Yannis is currently involved in drafting a state-of-the-art research paper on Suburban Political Ecology, aiming at creating a new agenda that can deal with the ecological consequences of “postsuburbanization” and sprawl. He has been involved in the past in (international) comparative research projects on the interethnic coexistence in European neighbourhoods, on housing policies and migrants, and on the relation between social mobility and neighbourhood change.

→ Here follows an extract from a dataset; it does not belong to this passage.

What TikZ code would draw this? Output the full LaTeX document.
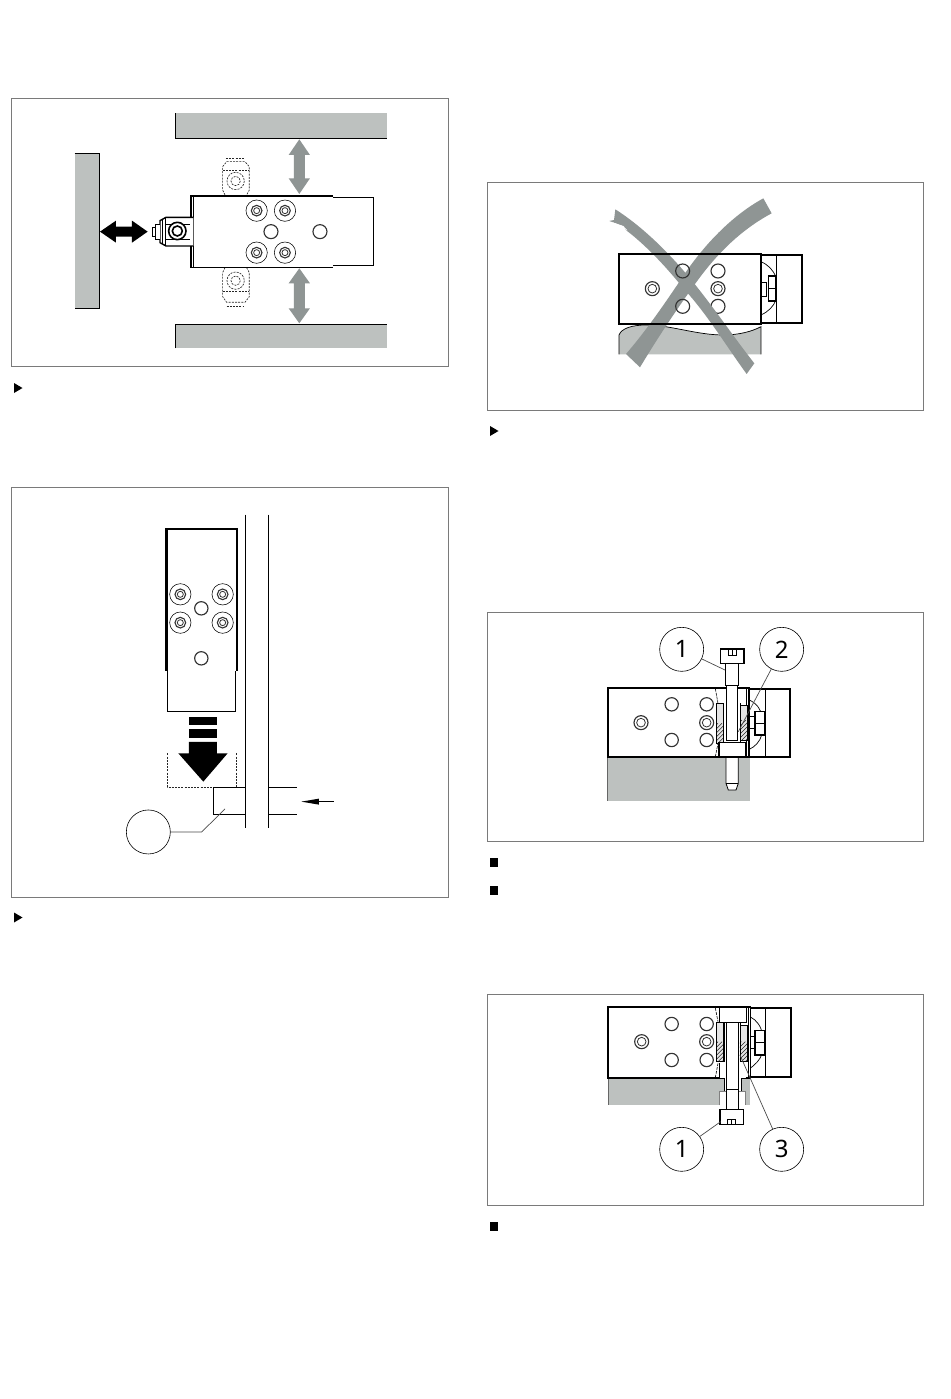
\documentclass[tikz,border=0pt]{standalone}
\usepackage{fontspec}
\setmainfont{Noto Sans}
\definecolor{wall}{HTML}{BDC1BF}
\definecolor{arr}{HTML}{8F9594}
\definecolor{frm}{HTML}{7A7A7A}
\newcommand{\zhole}[3]{\draw[line width=1.15pt,draw=black!80,fill=white] (#1,#2) circle[radius=#3];}
\newcommand{\zring}[3]{\draw[line width=1.15pt,draw=black!80] (#1,#2) circle[radius=#3];}
\newcommand{\zdouble}[3]{\draw[line width=1.15pt,draw=black!80,fill=white] (#1,#2) circle[radius=#3];\draw[line width=.8pt,draw=black!80] (#1,#2) circle[radius=#3*.62];}
\newcommand{\zbolt}[2]{\draw[line width=.55pt,fill=white] (#1,#2) circle[radius=32];\draw[line width=1.1pt,draw=black!80] (#1,#2) circle[radius=16];\draw[line width=.8pt,draw=black!80] (#1,#2) circle[radius=9];}
\newcommand{\zhatch}[4]{\begin{scope}\clip (#1,#2) rectangle (#3,#4);\fill[black!10] (#1,#2) rectangle (#3,#4);\foreach \k in {-140,-128,...,160}{\draw[line width=.5pt,black!85] (#1+\k,#4) -- ++(60,-60);}\end{scope}\draw[line width=.6pt] (#1,#2) rectangle (#3,#4);}
\tikzset{
 frame/.style={draw=frm,line width=.9pt},
 thick block/.style={draw=black,line width=1.7pt,fill=white},
 thin block/.style={draw=black,line width=1.3pt,fill=white},
 numc/.style={circle,draw=black,line width=.6pt,fill=white,minimum size=44pt,inner sep=0pt,font=\fontsize{24}{24}\selectfont},
 leader/.style={draw=black!70,line width=.7pt},
 zoomed/.style={x=.3333pt,y=-.3333pt},
 dash box/.style={draw=black!85,line width=.65pt,dash pattern=on 2pt off 1.2pt},
}
\begin{document}
\begin{tikzpicture}[x=1pt,y=-1pt]
\useasboundingbox (0,0) rectangle (950,1399);
\fill[white] (0,0) rectangle (950,1399);
% frames
\draw[frame] (11.5,98.5) rectangle (448.5,366.5);
\draw[frame] (11.5,487.5) rectangle (448.5,897.5);
\draw[frame] (487.5,182.5) rectangle (923.5,410.5);
\draw[frame] (487.5,612.5) rectangle (923.5,841.5);
\draw[frame] (487.5,994.5) rectangle (923.5,1205.5);
% bullets
\fill (14,383) -- (22.5,388) -- (14,393) -- cycle;
\fill (14,912.5) -- (22.5,917.5) -- (14,922.5) -- cycle;
\fill (490,426) -- (498.5,431) -- (490,436) -- cycle;
\fill (489.5,858) rectangle (497.5,867);
\fill (489.5,886) rectangle (497.5,895);
\fill (489.5,1222) rectangle (497.5,1231);

% ---------- panel 1
\begin{scope}[shift={(60,100)},zoomed]
\fill[wall] (345,40) rectangle (980,115);
\draw[line width=.9pt] (345,40) -- (345,115) -- (980,115);
\fill[wall] (345,672) rectangle (980,745);
\draw[line width=.9pt] (345,745) -- (345,672) -- (980,672);
\fill[wall] (44,160) rectangle (118,625);
\draw[line width=.9pt] (44,160) -- (118,160) -- (118,625) -- (44,625);
% arrows
\fill[arr] (718,118) -- (750,165) -- (735,165) -- (735,235) -- (750,235) -- (718,282) -- (686,235) -- (702,235) -- (702,165) -- (686,165) -- cycle;
\fill[arr] (718,505) -- (750,550) -- (735,550) -- (735,625) -- (750,625) -- (718,670) -- (686,625) -- (702,625) -- (702,550) -- (686,550) -- cycle;
\fill (120,395) -- (168,362) -- (168,380) -- (216,380) -- (216,362) -- (263,395) -- (216,428) -- (216,410) -- (168,410) -- (168,428) -- cycle;
% dashed bolts
\draw[dash box] (495,285) -- (488,270) -- (488,200) -- (500,185) -- (555,185) -- (568,200) -- (568,270) -- (560,285);
\draw[dash box] (488,212) -- (568,212);
\draw[dash box] (498,175) -- (555,175);
\draw[dash box] (527,243) circle[radius=26];
\draw[dash box] (527,243) circle[radius=14];
\draw[dash box] (495,503) -- (488,518) -- (488,590) -- (500,607) -- (555,607) -- (568,590) -- (568,518) -- (560,503);
\draw[dash box] (488,575) -- (568,575);
\draw[dash box] (500,618) -- (552,618);
\draw[dash box] (527,542) circle[radius=26];
\draw[dash box] (527,542) circle[radius=14];
% block
\draw[thin block] (400,292) rectangle (940,497);
\draw[thick block] (820,287) -- (392,287) -- (392,503) -- (820,503);
\draw[line width=.6pt] (400,287) -- (400,503);
\zbolt{590}{332}\zbolt{675}{332}\zbolt{590}{458}\zbolt{675}{458}
\zhole{633}{395}{21}\zhole{780}{395}{21}
% valve
\fill[white] (286,352) rectangle (400,438);
\draw[line width=1.4pt,fill=white] (400,352) -- (318,352) -- (300,362) -- (300,428) -- (318,438) -- (400,438);
\draw[line width=1pt] (318,352) -- (318,438);
\draw[line width=.8pt] (308,357) -- (308,433);
\draw[line width=.7pt] (318,372) -- (390,372);
\draw[line width=.7pt] (318,418) -- (390,418);
\draw[line width=.9pt,fill=white] (300,372) -- (286,372) -- (286,418) -- (300,418);
\draw[line width=.9pt,fill=white] (286,382) rectangle (278,408);
\draw[line width=1.6pt,fill=white] (352,393) circle[radius=26];
\draw[line width=1.6pt] (352,393) circle[radius=15];
\end{scope}

% ---------- panel 2
\begin{scope}[shift={(110,510)},zoomed]
\draw[line width=1pt,fill=white] (173,483) -- (173,604) -- (378,604) -- (378,483);
\draw[thick block,fill=none] (168,483) -- (168,58) -- (381,58) -- (381,483);
\draw[line width=.6pt] (173,58) -- (173,483);
\draw[line width=.6pt] (378,58) -- (378,483);
\zbolt{211}{253}\zbolt{338}{253}\zbolt{211}{338}\zbolt{338}{338}
\zhole{274}{295}{20}\zhole{274}{445}{20}
\draw[line width=.9pt] (406,14) -- (406,955);
\draw[line width=.9pt] (475,14) -- (475,955);
\draw[dash box] (172,730) -- (172,832) -- (310,832);
\draw[dash box] (379,730) -- (379,832);
\draw[line width=.9pt] (406,832) -- (310,832) -- (310,913) -- (406,913);
\draw[line width=.9pt] (475,832) -- (560,832);
\draw[line width=.9pt] (475,913) -- (560,913);
\fill (237,622) rectangle (321,645);
\fill (237,657) rectangle (321,683);
\fill (237,696) -- (321,696) -- (321,730) -- (353,730) -- (280,815) -- (205,730) -- (237,730) -- cycle;
\coordinate (ai) at (672,875);
\coordinate (ao) at (574,875);
\draw[line width=.8pt] (ai) -- (620,875);
\fill (ao) -- (627,866) -- (627,884) -- cycle;
\node[circle,draw=black,line width=.6pt,fill=white,minimum size=44pt,inner sep=0pt] (cx) at (115,966) {};
\coordinate (lk) at (275,966);
\coordinate (lend) at (345,897);
\draw[leader] (cx) -- (lk) -- (lend);
\end{scope}

% ---------- panel 3
\begin{scope}[shift={(590,190)},zoomed]
\fill[wall] (87,493) -- (87,435) .. controls (95,415) and (125,405) .. (170,405) .. controls (240,405) and (320,435) .. (400,435) .. controls (445,435) and (485,425) .. (513,410) -- (513,493) -- cycle;
\draw[line width=.7pt] (87,493) -- (87,435) .. controls (95,415) and (125,405) .. (170,405) .. controls (240,405) and (320,435) .. (400,435) .. controls (445,435) and (485,425) .. (513,410) -- (513,493);
\draw[line width=1.7pt,fill=white] (513,195) rectangle (635,398);
\draw[line width=1pt] (560,195) -- (560,398);
\draw[line width=.7pt] (513,215) .. controls (535,225) and (550,240) .. (558,262);
\draw[line width=.7pt] (558,330) .. controls (550,350) and (535,365) .. (513,375);
\draw[line width=.9pt,fill=white] (513,278) rectangle (530,318);
\draw[line width=1.2pt,fill=white] (535,258) rectangle (558,333);
\draw[line width=.8pt] (535,296) -- (558,296);
\fill[white] (88,193.5) rectangle (512,401.5);
\zdouble{187}{296}{21}\zhole{384}{243}{21}\zdouble{384}{296}{21}\zhole{384}{349}{21}
% X
\fill[arr] (76,58) .. controls (150,105) and (230,180) .. (300,265) .. controls (370,350) and (430,440) .. (493,520) -- (470,552) .. controls (410,470) and (350,370) .. (280,295) .. controls (220,220) and (160,160) .. (110,122) -- (98,108) -- (58,93) -- (72,90) -- cycle;
\fill[white] (62,95) -- (100,108) -- (112,121) -- cycle;
\fill[arr] (520,25) -- (545,70) .. controls (470,110) and (400,170) .. (335,255) .. controls (275,335) and (205,440) .. (150,532) -- (108,492) .. controls (170,420) and (225,340) .. (285,250) .. controls (340,170) and (420,80) .. (520,25) -- cycle;
\zring{278}{243}{21}\zring{278}{349}{21}
\draw[thick block,fill=none] (87,192) rectangle (513,403);
\end{scope}

% ---------- panel 4
\begin{scope}[shift={(600,620)},zoomed]
\fill[wall] (23,415) rectangle (450,543);
\draw[line width=.5pt,draw=black!60] (23,415) -- (23,543);
\draw[line width=1.7pt,fill=white] (448,207) rectangle (570,411);
\draw[line width=1pt] (497,207) -- (497,411);
\draw[line width=.7pt] (448,240) .. controls (470,250) and (485,270) .. (485,290);
\draw[line width=.7pt] (485,345) .. controls (480,365) and (465,380) .. (448,388);
\draw[line width=.9pt,fill=white] (448,288) rectangle (465,325);
\draw[line width=1.1pt,fill=white] (465,275) rectangle (495,345);
\draw[line width=.8pt] (465,310) -- (495,310);
\draw[thick block] (23,204) rectangle (448,412);
\zdouble{123}{308}{21}\zhole{215}{253}{20}\zhole{215}{360}{20}\zhole{320}{253}{20}\zdouble{320}{308}{21}\zhole{320}{360}{20}
% insert
\fill[white] (346,206) rectangle (447,410);
\draw[line width=.6pt,dash pattern=on 3pt off 1pt] (346,206) -- (354,250);
\draw[line width=.6pt,dash pattern=on 3pt off 1pt] (346,410) -- (354,370);
\draw[line width=.8pt] (438,206) -- (438,410);
\draw[line width=.8pt] (445,206) -- (445,410);
\zhatch{350}{250}{370}{370}
\zhatch{422}{255}{443}{360}
\draw[line width=1.6pt] (371,250) -- (371,368);
\draw[line width=1.6pt] (421,250) -- (421,368);
\draw[line width=.8pt,fill=white] (378,412) -- (378,490) -- (385,510) -- (408,510) -- (415,490) -- (415,412) -- cycle;
\draw[line width=.7pt] (378,490) -- (415,490);
\draw[line width=1.2pt,fill=white] (357,368) rectangle (437,412);
\draw[line width=1.1pt,fill=white] (380,195) rectangle (413,362);
\draw[line width=.8pt,fill=white] (376,130) rectangle (415,195);
\draw[line width=1.2pt,fill=white] (362,87) rectangle (432,130);
\draw[line width=.7pt] (385,88) -- (385,105) -- (410,105) -- (410,88);
\draw[line width=.7pt] (397,88) -- (397,105);
\draw[line width=1.7pt] (23,204) -- (346,204);
\draw[line width=1.7pt] (23,412) -- (448,412);
\node[numc] (n1) at (245,88) {1};
\node[numc] (n2) at (545,88) {2};
\coordinate (e1) at (375,150);
\coordinate (e2) at (415,335);
\draw[leader] (n1) -- (e1);
\draw[leader] (n2) -- (e2);
\end{scope}

% ---------- panel 5
\begin{scope}[shift={(600,1000)},zoomed]
\fill[wall] (25,238) rectangle (450,316);
\draw[line width=.5pt,draw=black!60] (25,238) -- (25,316);
\draw[line width=1.7pt,fill=white] (450,25) rectangle (573,232);
\draw[line width=1pt] (497,25) -- (497,232);
\draw[line width=.7pt] (450,50) .. controls (470,60) and (485,80) .. (487,105);
\draw[line width=.7pt] (487,160) .. controls (480,180) and (465,195) .. (450,205);
\draw[line width=.9pt,fill=white] (450,108) rectangle (465,145);
\draw[line width=1.1pt,fill=white] (465,92) rectangle (495,165);
\draw[line width=.8pt] (465,127) -- (495,127);
\draw[thick block] (23,22) rectangle (450,235);
\zdouble{125}{125}{21}\zhole{215}{72}{20}\zhole{215}{180}{20}\zhole{320}{72}{20}\zdouble{320}{125}{21}\zhole{320}{180}{20}
\fill[white] (346,24) rectangle (449,233);
\draw[line width=1.7pt] (23,22) -- (346,22);
\draw[line width=1.7pt] (23,235) -- (358,235);
\draw[line width=1.7pt] (437,22) -- (450,22);
\draw[line width=1.7pt] (437,235) -- (450,235);
\draw[line width=.6pt,dash pattern=on 3pt off 1pt] (346,24) -- (354,65);
\draw[line width=.6pt,dash pattern=on 3pt off 1pt] (346,233) -- (354,190);
\draw[line width=.8pt] (438,24) -- (438,70);
\draw[line width=.8pt] (445,24) -- (445,233);
\draw[line width=.8pt] (358,190) -- (358,235) -- (372,235);
\draw[line width=.8pt] (358,24) -- (358,68) -- (437,68);
\zhatch{350}{68}{372}{185}
\zhatch{420}{75}{443}{185}
\draw[line width=1.6pt] (371,68) -- (371,185);
\draw[line width=1.6pt] (421,68) -- (421,185);
\fill[white] (372,235) rectangle (425,275);
\draw[line width=.9pt] (372,235) -- (372,275);
\draw[line width=.9pt] (425,235) -- (425,275);
\fill[white] (358,275) rectangle (435,316);
\draw[line width=.5pt,draw=black!50] (358,316) -- (358,275) -- (435,275) -- (435,316);
\draw[line width=1.1pt,fill=white] (380,68) rectangle (415,328);
\draw[line width=.7pt] (380,268) -- (415,268);
\draw[line width=1.2pt,fill=white] (360,328) rectangle (430,373);
\draw[line width=.7pt] (383,373) -- (383,357) -- (407,357) -- (407,373);
\draw[line width=.7pt] (395,357) -- (395,373);
\node[numc] (n3) at (245,448) {1};
\node[numc] (n4) at (545,448) {3};
\coordinate (e3) at (362,365);
\coordinate (e4) at (420,165);
\draw[leader] (n3) -- (e3);
\draw[leader] (n4) -- (e4);
\end{scope}
\end{tikzpicture}
\end{document}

Charlotte E. Wolff is working with team Iceland on the MAPS project, which aligns with her theoretical and practical interests in inclusive pedagogy and educational equity. She has an interdisciplinary background in Linguistics, Education, Anthropology, and Educational Science (Ph.D., 2016, Open Universiteit Nederland). As an adjunct professor at the University of Iceland, School of Education, she supports and prepares in- and pre-service teachers for the challenges of teaching language in increasingly multicultural contexts. Her academic pursuits are combined with many years of teaching experience in diverse contexts, from the remote humid highlands of Northwest Cameroon to urban classroom teaching in East Harlem, NYC. She has published in the Journal of Teacher Education, Teaching and Teacher Education, and Instructional Science, and works with a varied network of researchers, teacher educators, and classroom teachers in Europe and North America.
Much of her research has focused on teacher cognition and teacher expertise development, particularly how teachers perceive and interpret classroom situations, and determining the influence of practical experience on teachers’ representations of interactions and events. Her work is characterized by a mixed-method approach that blends qualitative insights with quantitative measures, and also draws upon linguistic analysis and ethnographic inquiry. Her MAPS project contribution links to teachers’ practices of in-/exclusion in education and involves micro-level investigations focusing on the social, interactional, and pedagogical practices of teachers in relation to the experiences and perspectives of their students.